Патрон Халил

Поделись знанием:
Перейти к: навигация, поиск
Патрона Халил
Patrona Halil

Портрет кисти Жана-Бабтиста ван Мура

Патрона Халил — предводитель восстания в Стамбуле, приведшего к свержению султана Ахмеда и великого визиря Ибрагима Невшехирли. Восстание также положило конец эпохе культурных реформ[1].





Происхождение

Халил происходил из албанской семьи, проживавшей в Хорпештели (ныне Ористида). Халил служил на флоте и в корпусе янычар. На флоте от своих соотечественников-албанцев Халил получил прозвище «Патрона» в честь капитана корабля, на котором он служил[2]. После восстания янычар в Нише и Видине Халил перебрался в Стамбул, где занялся мелкой торговлей и ремеслом, а также работал банщиком в хаммаме. Кроме того, Халил был частым гостем мейхане[tr] (питейное заведение) в Галате, где в то время собирались сторонники революции.

Восстание

Эпоха тюльпанов требовала огромных затрат, вследствие этого постоянно повышались налоги и цены. Среди ремесленников и торговцев возникло недовольство, перешедшее в бунт. К рядам недовольных примкнули и янычары, которых не радовала обстановка в начавшейся в 1730 году войне против персов, а также проблемы с выплатой жалования. Произвол властей лишь накалял обстановку. 28 сентября 1730 года бунт вылился в восстание, возглавляемое Халилом[3]. Восставшие разгромили дворцы знати и потребовали выдачи визиря и четырёх сановников. Султан Ахмед казнил великого визиря Ибрагима-пашу. 29 сентября Ахмед отрекся от престола в пользу племянника Махмуда.

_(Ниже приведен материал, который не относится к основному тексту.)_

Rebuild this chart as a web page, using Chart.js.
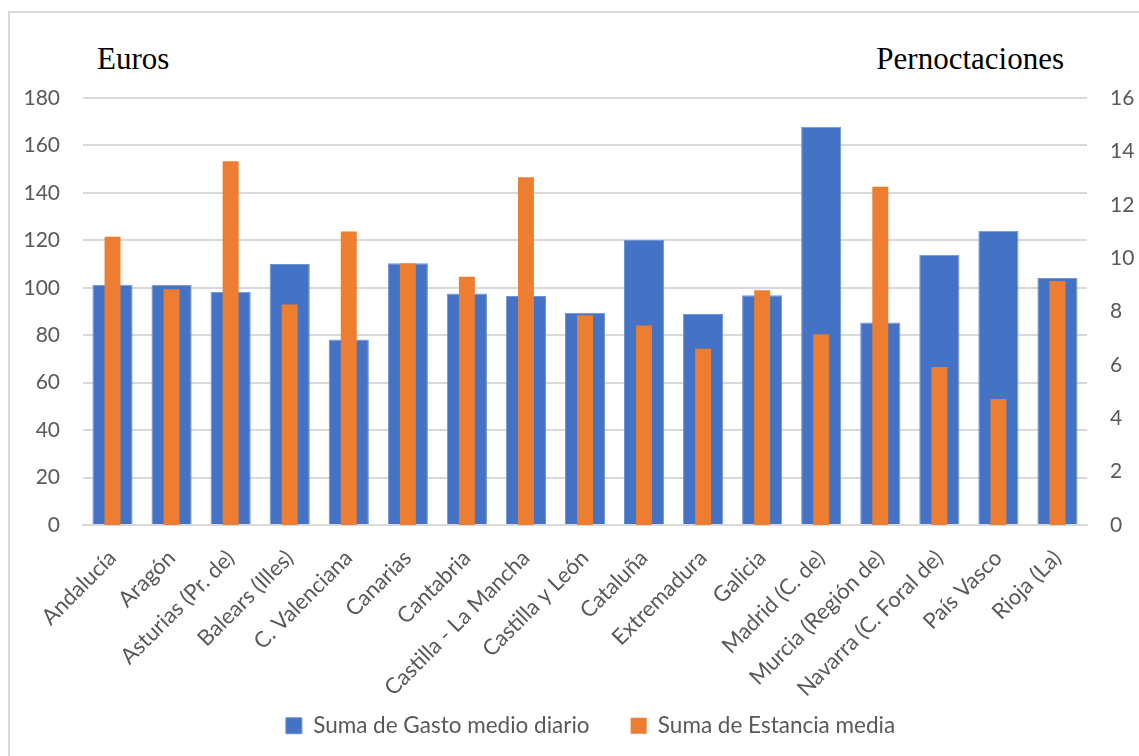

В течение нескольких недель после восстания империя находилась в руках бунтовщиков. Халил сопровождал нового султана в мечети Эюп, где прошла церемония подпоясывания Махмуда мечом Османа[tr]. Многие из ведущих офицеров были свергнуты и преемниками их назначены бунтовщики, служившие в рядах янычар и представшие перед султаном босыми и в старых мундирах простых солдат. Бунтовщики получали также и более высокие должности. Так гречески мясник Янаки, некогда ссудивший золото Халилу, был назначен господарем Молдавии, но сам Янаки пост не принял. Халил же получил должность в совете Дивана.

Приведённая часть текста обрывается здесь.